Not only is a vague list harder to buy things from, there is a good chance that the items my parents select wouldnt actually be things she wants. 

It would be like walking into a music store and expecting the guy behind the desk to recommend a new artist to you with no information about what sort of music you like or what messages you are looking for. 

I told my sister she would be a lot better off to find items she wants on Amazon and leave links to specific items she wants. 

Usually I dont create an official wish list but am trying to also be direct.

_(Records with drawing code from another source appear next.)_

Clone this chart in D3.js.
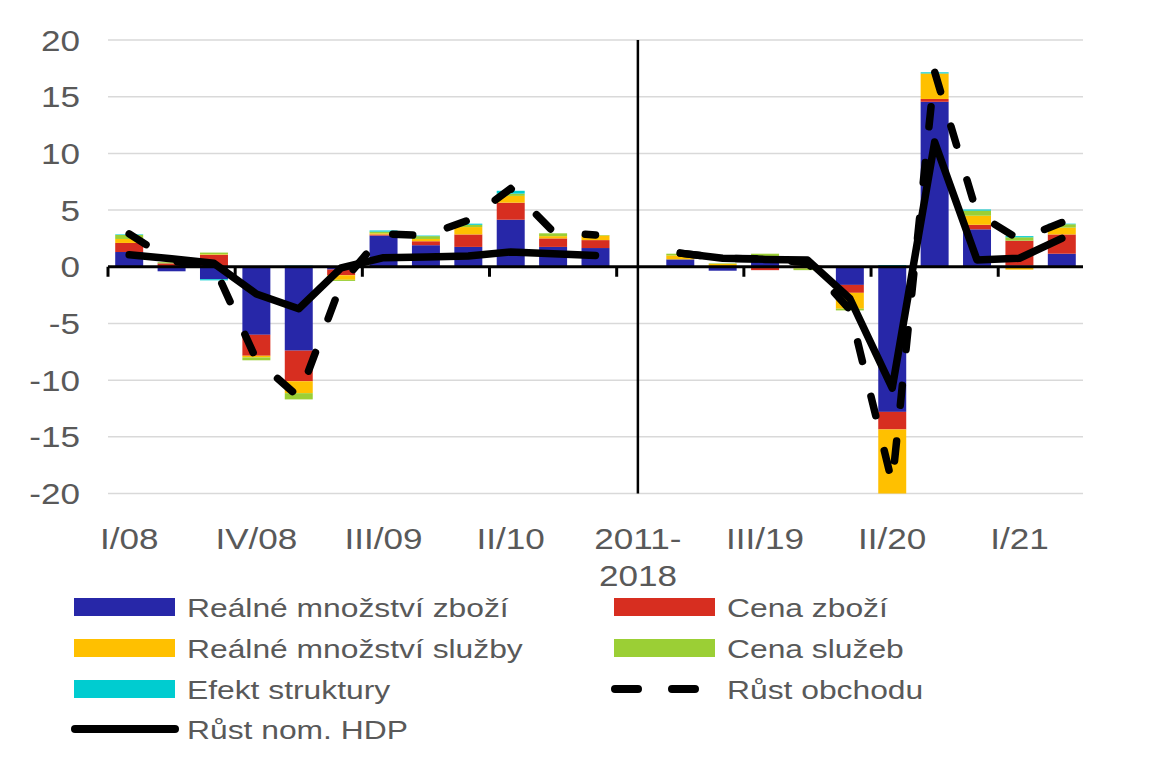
<!DOCTYPE html>
<html><head><meta charset="utf-8">
<script src="https://cdn.jsdelivr.net/npm/d3@7"></script>
<style>html,body{margin:0;padding:0;background:#fff;}svg{display:block;}</style>
</head><body>
<svg id="c" width="1164" height="769"></svg>
<script>
const categories = ["I/08","II/08","III/08","IV/08","I/09","II/09","III/09","IV/09","I/10","II/10","III/10","IV/10","2011-2018","I/19","II/19","III/19","IV/19","I/20","II/20","III/20","IV/20","I/21","II/21"];
const tickLabels = ["I/08","IV/08","III/09","II/10","2011-2018","III/19","II/20","I/21"];
const yTicks = [-20,-15,-10,-5,0,5,10,15,20];

const realGoods     = [1.3,-0.4,-1.1,-6.0,-7.4,-0.25,2.75,1.9,1.75,4.15,1.75,1.65,null,0.65,-0.35,0.8,0,-1.6,-12.8,14.55,3.3,0.1,1.15];
const priceGoods    = [0.8,0.3,1.05,-1.85,-2.7,-0.5,0.1,0.35,1.1,1.5,0.75,0.7,null,0,0,-0.3,0.1,-0.7,-1.55,0.25,0.4,2.2,1.7];
const realServices  = [0.35,0,0.05,-0.15,-1.05,-0.4,0.1,0.2,0.65,0.6,0.2,0.4,null,0.35,0.25,0.15,-0.15,-1.4,-5.65,2.25,0.8,-0.25,0.6];
const priceServices = [0.35,0.1,0.15,-0.25,-0.55,-0.1,0.15,0.25,0.2,0.2,0.25,0.05,null,0.15,0.05,0.2,-0.15,-0.15,0,0,0.45,0.3,0.3];
const structure     = [0.05,0,-0.1,0,0.1,0,0.1,0.05,0.1,0.25,0,0,null,0,0,0,0,0,0.15,0.1,0.1,0.1,0.05];
const tradeGrowth   = [2.9,0.5,0.05,-8.2,-11.5,-1.5,2.9,2.75,4.1,6.9,3.1,2.8,null,1.2,0.75,0.7,0.35,-3.8,-19.1,17.2,4.7,2.4,3.9];
const gdpGrowth     = [1.05,0.7,0.3,-2.4,-3.7,-0.1,0.8,0.85,0.95,1.3,1.15,1.0,null,1.2,0.75,0.65,0.6,-2.8,-10.7,11.0,0.6,0.75,2.5];

const seriesNames = ["Reálné množství zboží","Cena zboží","Reálné množství služby","Cena služeb","Efekt struktury"];
const seriesColors = ["#2727A8","#D72E20","#FFC000","#9BCF35","#00CCD0"];
const seriesData = [realGoods,priceGoods,realServices,priceServices,structure];
const lineNames = ["Růst obchodu","Růst nom. HDP"];

const svg = d3.select("#c");
const font = "'Liberation Sans', Arial, sans-serif";
const textColor = "#595959";

const x = d3.scaleBand().domain(categories).range([108,1083]).paddingInner(0.34).paddingOuter(0.17);
const y = d3.scaleLinear().domain([-20,20]).range([493.5,40]);
const step = x.step();
const cx = c => x(c) + x.bandwidth()/2;

function label(sel, tx, ty, txt, size, anchor, sx){
  return sel.append("text").attr("transform",`translate(${tx},${ty}) scale(${sx},1)`)
    .attr("text-anchor",anchor).attr("font-family",font).attr("font-size",size)
    .attr("fill",textColor).text(txt);
}

// gridlines
svg.append("g").selectAll("line").data(yTicks.filter(t=>t!==0)).join("line")
  .attr("x1",108).attr("x2",1083).attr("y1",d=>y(d)).attr("y2",d=>y(d))
  .attr("stroke","#d9d9d9").attr("stroke-width",1.5);

// y labels
yTicks.forEach(t=>label(svg,80,y(t)+10.5,String(t),30,"end",1.17));

// stacked bars
const barG = svg.append("g");
categories.forEach((c,i)=>{
  let pos=0, neg=0;
  seriesData.forEach((s,k)=>{
    const v = s[i];
    if(v==null || v===0) return;
    let y0,y1;
    if(v>0){ y0=pos; y1=pos+v; pos=y1; } else { y0=neg; y1=neg+v; neg=y1; }
    barG.append("rect").attr("x",x(c)).attr("width",x.bandwidth())
      .attr("y",y(Math.max(y0,y1))).attr("height",Math.abs(y(y0)-y(y1)))
      .attr("fill",seriesColors[k]);
  });
});

// zero axis
svg.append("line").attr("x1",108).attr("x2",1083).attr("y1",y(0)).attr("y2",y(0))
  .attr("stroke","#000").attr("stroke-width",3);
categories.forEach((c,i)=>{
  if(i%3===0){
    const bx = x(c) - step*0.17;
    svg.append("line").attr("x1",bx).attr("x2",bx).attr("y1",y(0)).attr("y2",y(0)+10)
      .attr("stroke","#000").attr("stroke-width",3);
  }
});
// separator
svg.append("line").attr("x1",cx("2011-2018")).attr("x2",cx("2011-2018")).attr("y1",40).attr("y2",493.5)
  .attr("stroke","#000").attr("stroke-width",2.5);

// lines
const dashPattern = "20,36";
const mk = arr => d3.line().defined(d=>d.v!=null).x(d=>cx(d.c)).y(d=>y(d.v))(categories.map((c,i)=>({c,v:arr[i]})));
svg.append("path").attr("d",mk(tradeGrowth)).attr("fill","none").attr("stroke","#000")
  .attr("stroke-width",7.5).attr("stroke-dasharray",dashPattern).attr("stroke-linecap","round").attr("stroke-linejoin","round");
svg.append("path").attr("d",mk(gdpGrowth)).attr("fill","none").attr("stroke","#000")
  .attr("stroke-width",7.5).attr("stroke-linecap","round").attr("stroke-linejoin","round");

// x labels
tickLabels.forEach(t=>{
  const px = cx(t);
  if(t==="2011-2018"){
    label(svg,px,549,"2011-",30,"middle",1.17);
    label(svg,px,586,"2018",30,"middle",1.17);
  } else label(svg,px,549,t,30,"middle",1.17);
});

// legend
const leg = svg.append("g");
const legItems = [
  {n:seriesNames[0],t:"rect",col:seriesColors[0],x:74,y:607},
  {n:seriesNames[1],t:"rect",col:seriesColors[1],x:614,y:607},
  {n:seriesNames[2],t:"rect",col:seriesColors[2],x:74,y:648},
  {n:seriesNames[3],t:"rect",col:seriesColors[3],x:614,y:648},
  {n:seriesNames[4],t:"rect",col:seriesColors[4],x:74,y:689},
  {n:lineNames[0],t:"dash",x:614,y:689},
  {n:lineNames[1],t:"solid",x:74,y:729}
];
legItems.forEach(d=>{
  if(d.t==="rect"){
    leg.append("rect").attr("x",d.x).attr("y",d.y-9).attr("width",101).attr("height",18).attr("fill",d.col);
  } else if(d.t==="dash"){
    leg.append("line").attr("x1",d.x+1).attr("x2",d.x+100).attr("y1",d.y).attr("y2",d.y)
      .attr("stroke","#000").attr("stroke-width",8).attr("stroke-dasharray","23,34").attr("stroke-linecap","round");
  } else {
    leg.append("line").attr("x1",d.x+1).attr("x2",d.x+101).attr("y1",d.y).attr("y2",d.y)
      .attr("stroke","#000").attr("stroke-width",8).attr("stroke-linecap","round");
  }
  label(leg, d.x<300?187:727, d.y+9.5, d.n, 26.5, "start", 1.2);
});
</script>
</body></html>
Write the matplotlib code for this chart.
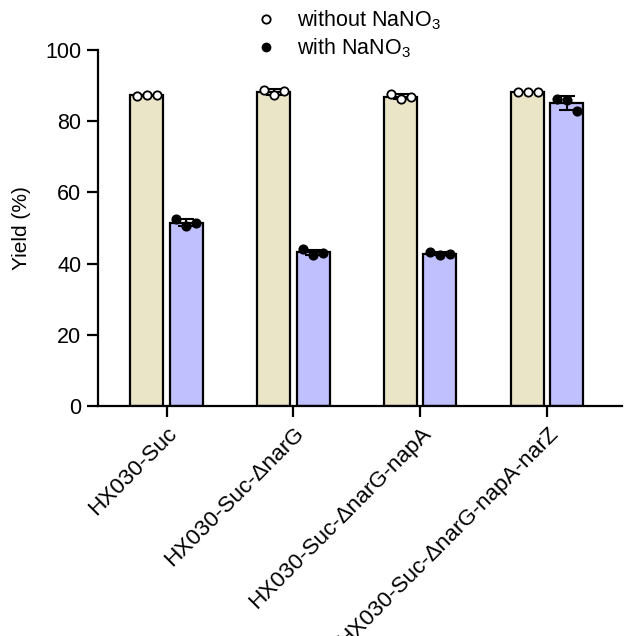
import numpy as np
import matplotlib
matplotlib.use("Agg")
import matplotlib.pyplot as plt
from matplotlib.lines import Line2D

plt.rcParams['font.family'] = ['Liberation Sans', 'DejaVu Sans']
plt.rcParams['mathtext.fontset'] = 'custom'
plt.rcParams['mathtext.rm'] = 'Liberation Sans'
plt.rcParams['mathtext.it'] = 'Liberation Sans:italic'

# Cepas y rendimientos de cada réplica
cepas = ['HX030-Suc',
         'HX030-Suc-ΔnarG',
         'HX030-Suc-ΔnarG-napA',
         'HX030-Suc-ΔnarG-napA-narZ']
sin_nitrato = [[87.2, 87.3, 87.4],
               [88.7, 87.3, 88.6],
               [87.6, 86.3, 86.7],
               [88.3, 88.2, 88.3]]
con_nitrato = [[52.6, 50.7, 51.3],
               [44.0, 42.5, 42.9],
               [43.4, 42.3, 42.8],
               [86.3, 86.0, 82.8]]

color_sin = '#ebe5c8'
color_con = '#c0c0ff'

fig = plt.figure(figsize=(6.26, 6.36), dpi=100)
ax = fig.add_axes([0.1565, 0.3616, 0.8375, 0.5598])

x = np.arange(len(cepas))
ancho = 0.26
desp = 0.154

for datos, signo, color, relleno in [(sin_nitrato, -1, color_sin, 'white'),
                                     (con_nitrato, 1, color_con, 'black')]:
    medias = [np.mean(d) for d in datos]
    sd = [np.std(d, ddof=1) for d in datos]
    pos = x + signo * desp
    ax.bar(pos, medias, width=ancho, color=color, edgecolor='black',
           linewidth=1.6, zorder=1)
    ax.errorbar(pos, medias, yerr=sd, fmt='none', ecolor='black',
                elinewidth=1.5, capsize=6, capthick=1.5, zorder=3)
    for p, d in zip(pos, datos):
        ax.plot(p + np.array([-0.08, 0, 0.08]), d, 'o', ms=6,
                mfc=relleno, mec='black', mew=1.3, zorder=4, clip_on=False)

ax.set_xlim(-0.54, 3.59)
ax.set_ylim(0, 100)
ax.set_yticks([0, 20, 40, 60, 80, 100])
ax.set_xticks(x)
ax.set_xticklabels(cepas, rotation=45, ha='right', va='top',
                   rotation_mode='anchor', fontsize=16.2)
ax.set_ylabel('Yield (%)', fontsize=15, labelpad=10)

for s in ['top', 'right']:
    ax.spines[s].set_visible(False)
for s in ['left', 'bottom']:
    ax.spines[s].set_linewidth(1.6)
ax.tick_params(axis='both', width=1.6, length=8, pad=4)
ax.tick_params(axis='y', labelsize=15.5)

leyenda = [Line2D([], [], ls='none', marker='o', ms=6, mfc='white',
                  mec='black', mew=1.3, label='without NaNO$_3$'),
           Line2D([], [], ls='none', marker='o', ms=6, mfc='black',
                  mec='black', label='with NaNO$_3$')]
fig.legend(handles=leyenda, loc='upper left', bbox_to_anchor=(0.36, 1.017),
           frameon=False, fontsize=15.5, handletextpad=0.45,
           labelspacing=0.2)

fig.savefig('out.png', dpi=100)
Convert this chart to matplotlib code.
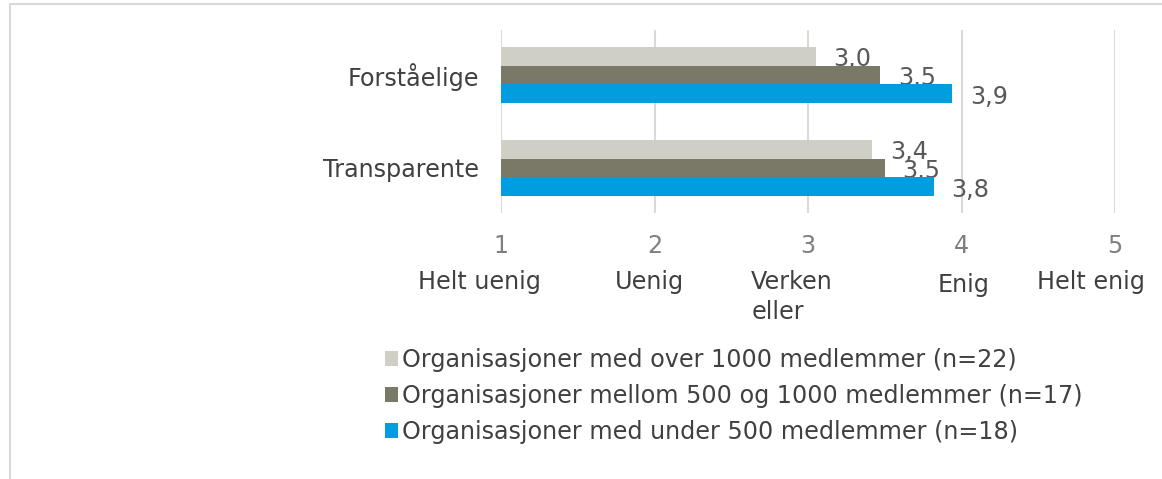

So far its working! 

1) Compact travel bag. 

A few weeks ago I was looking for a bag that folds up into a very small pouch which can be placed in a carry on in case you need extra space. I hadnt found one I liked on Amazon but did find one in a local store last night I really liked. 

It was a duffel bag which folded into a small pouch the size of computer mouse. 

So, last night while we were at the store I told my mom: 

me: hey I really like this
me: hey you should get it for me for Christmas 
me: Like literally you should buy it now so you dont have to make another trip

She did. 

2) Dehydrator

I had also emailed my dad about possibly getting a food dehydrator this afternoon: 
​
my email: 

Hey I also really want a dehydrator for Christmas. And if we can pick one out sooner so I can dehydrate things over Christmas break that would be cool. You can dehydrate fruit and vegetables. And we have a lot of cans and if any are going to expire, you can dry the food to extend the life by 7-8 years. Then you can rehydrate! 

I wanted one in like 2013 but it would be cool to get one and there are several on Amazon on sale. Thoughts??


He replied right away: OK.  Pick one out & we can order it as your Christmas present

So yeah. I'm drafting this the afternoon of Black Friday so thats kinda why Christmas shopping is on all of our minds today. 

But I thought I would share because its a good lesson. Sometimes all you need to do is ask.